Cost to Implementors:

  Some implementations would have to change. These functions are typically
  heavily optimized by compilers. Not only source code, but also compiler
  optimizers and perhaps even microcode or hardware might have to be
  modified to fully accomodate this change, so it might be quite expensive.

Cost to Users:

  None for Common Lisp users. This change is an upward compatible
  clarification of standard practice.

Cost of Non-Adoption:

  The behavior of these functions when given degenerate keyword values would
  be unintuitive.
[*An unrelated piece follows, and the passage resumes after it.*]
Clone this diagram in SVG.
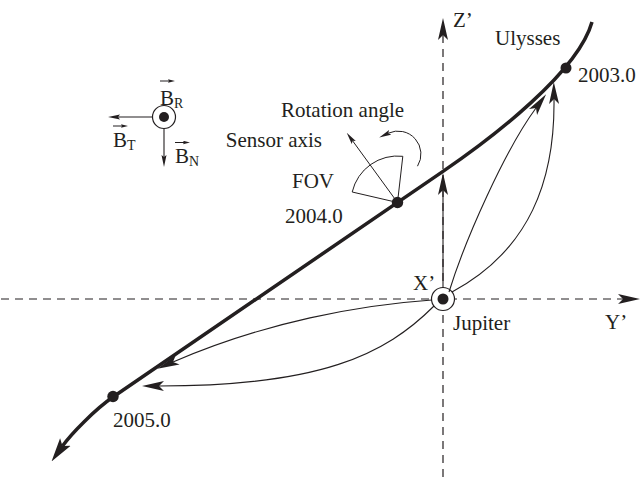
<svg xmlns="http://www.w3.org/2000/svg" width="641" height="477" viewBox="0 0 641 477">
<style>
text{font-family:"Liberation Serif","Times New Roman",serif;font-size:21px;fill:#231f20}
.sub{font-size:14px}
.ax{fill:none;stroke:#231f20;stroke-width:1.2;stroke-dasharray:8,6}
.ln{fill:none;stroke:#231f20;stroke-width:1.1}
.thin{fill:none;stroke:#231f20;stroke-width:1}
.traj{fill:none;stroke:#231f20;stroke-width:3.5}
.dot{fill:#231f20}
</style>
<defs>
<marker id="a" viewBox="0 -6 22 12" markerWidth="22" markerHeight="12" refX="5" refY="0" orient="auto" markerUnits="userSpaceOnUse"><path d="M0,-5 L22,0 L0,5 L5,0 Z" fill="#231f20"/></marker>
<marker id="t" viewBox="0 -7 24 14" markerWidth="24" markerHeight="14" refX="5" refY="0" orient="auto" markerUnits="userSpaceOnUse"><path d="M0,-6.5 L24,0 L0,6.5 L5,0 Z" fill="#231f20"/></marker>
<marker id="s" viewBox="0 -3 12 6" markerWidth="12" markerHeight="6" refX="2" refY="0" orient="auto" markerUnits="userSpaceOnUse"><path d="M0,-2.5 L12,0 L0,2.5 L2,0 Z" fill="#231f20"/></marker>
<marker id="v" viewBox="0 -2 7 4" markerWidth="7" markerHeight="4" refX="1" refY="0" orient="auto" markerUnits="userSpaceOnUse"><path d="M0,-1.8 L7,0 L0,1.8 L1,0 Z" fill="#231f20"/></marker>
</defs>

<g id="axes">
<path class="ax" d="M1,299 H623" marker-end="url(#a)"/>
<path class="ax" d="M443,477 V35" marker-end="url(#a)"/>
<text x="453" y="27">Z’</text>
<text x="605" y="329">Y’</text>
</g>

<g id="trajectory">
<path class="traj" d="M592,22 C578,72 493,137.3 443,171.4 L113,397 C95,409.4 71,434 62.5,446" marker-end="url(#t)"/>
<text x="495" y="45">Ulysses</text>
</g>

<g id="p2003">
<circle class="dot" cx="566" cy="68" r="5.5"/>
<text x="578" y="82">2003.0</text>
</g>
<g id="p2004">
<circle class="dot" cx="397.5" cy="202.5" r="5.7"/>
<text x="285" y="223">2004.0</text>
</g>
<g id="p2005">
<circle class="dot" cx="113" cy="396.5" r="5.7"/>
<text x="113" y="427">2005.0</text>
</g>

<g id="jupiter">
<circle cx="443" cy="299" r="11.5" fill="#fff" stroke="#231f20" stroke-width="1.2"/>
<circle class="dot" cx="443" cy="299" r="5.5"/>
<text x="413" y="290">X’</text>
<text x="453" y="330">Jupiter</text>
</g>

<g id="sensor">
<path class="thin" d="M397.5,202.5 L352.2,192 A46.5,46.5 0 0 1 402.8,156.3 Z"/>
<path class="thin" d="M397.5,202.5 L352.6,140.8" marker-end="url(#s)"/>
<path class="thin" d="M417.5,166.2 A23,23 0 0 0 388.3,133.2" marker-end="url(#s)"/>
<text x="281" y="117">Rotation angle</text>
<text x="322" y="147" text-anchor="end">Sensor axis</text>
<text x="292" y="188">FOV</text>
</g>

<g id="bframe">
<circle cx="164" cy="117" r="11.5" fill="#fff" stroke="#231f20" stroke-width="1.2"/>
<circle class="dot" cx="164" cy="117" r="5"/>
<path class="ln" d="M152.5,117 H118" marker-end="url(#s)"/>
<path class="ln" d="M164,128.5 V157" marker-end="url(#s)"/>
<path class="thin" d="M160,81 H169" marker-end="url(#v)"/>
<text x="160" y="105">B<tspan class="sub" dy="3">R</tspan></text>
<path class="thin" d="M113,126 H122" marker-end="url(#v)"/>
<text x="113" y="147">B<tspan class="sub" dy="3">T</tspan></text>
<path class="thin" d="M175,142.5 H184" marker-end="url(#v)"/>
<text x="175" y="163">B<tspan class="sub" dy="3">N</tspan></text>
</g>

<g id="connectors">
<path class="ln" d="M443,288 V190" marker-end="url(#a)"/>
<path class="ln" d="M449,292 C465,240 505,150 536,108" marker-end="url(#a)"/>
<path class="ln" d="M452,292 C530,250 555,180 554,99" marker-end="url(#a)"/>
<path class="ln" d="M432,300 C360,305 265,322 173,362" marker-end="url(#a)"/>
<path class="ln" d="M434,306 C385,355 320,386 159,386" marker-end="url(#a)"/>
</g>
</svg>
In many such cases, considerable additional user code must
  be written to watch for and avoid creating such situations.

Benefits:

  More compact, more intuitive, and more portable code.

Aesthetics:

  This change improves language aesthetics.

Discussion:

  Fahlman suggests declaring "it is an error" for the value of :COUNT to be
  negative.  This has the advantage of making all current implementations'
  behavior legal, no matter how bizarre.  The disadvantages are that this
  will be counterintuitive for beginners; it is less in keeping with the
  spirit of the present wording of CLtL; and it will make functions such as
  LEAVE-AT-MOST a little more complex, by requiring the user to throw a 
  (MAX 0 ...) expression around the value of :COUNT.
 
  In the past there has been some argument about what SUBSEQ should do when
  given positions greater than the length of the sequence.  Currently it 
  "is an error" to specify positions less than zero or greater than the
  length of the sequence.  Touretzky doesn't think the same should apply to
  the :COUNT keyword. The inputs to SUBSEQ are ordinal numbers: they specify
  positions, like array subscripts.  The value of :COUNT is not an ordinal,
  it is an upper bound on the size of the set of affected items (which is
  a cardinal number).
 
  Pitman supports this proposal. [Hopefully Touretzky supports it, too?]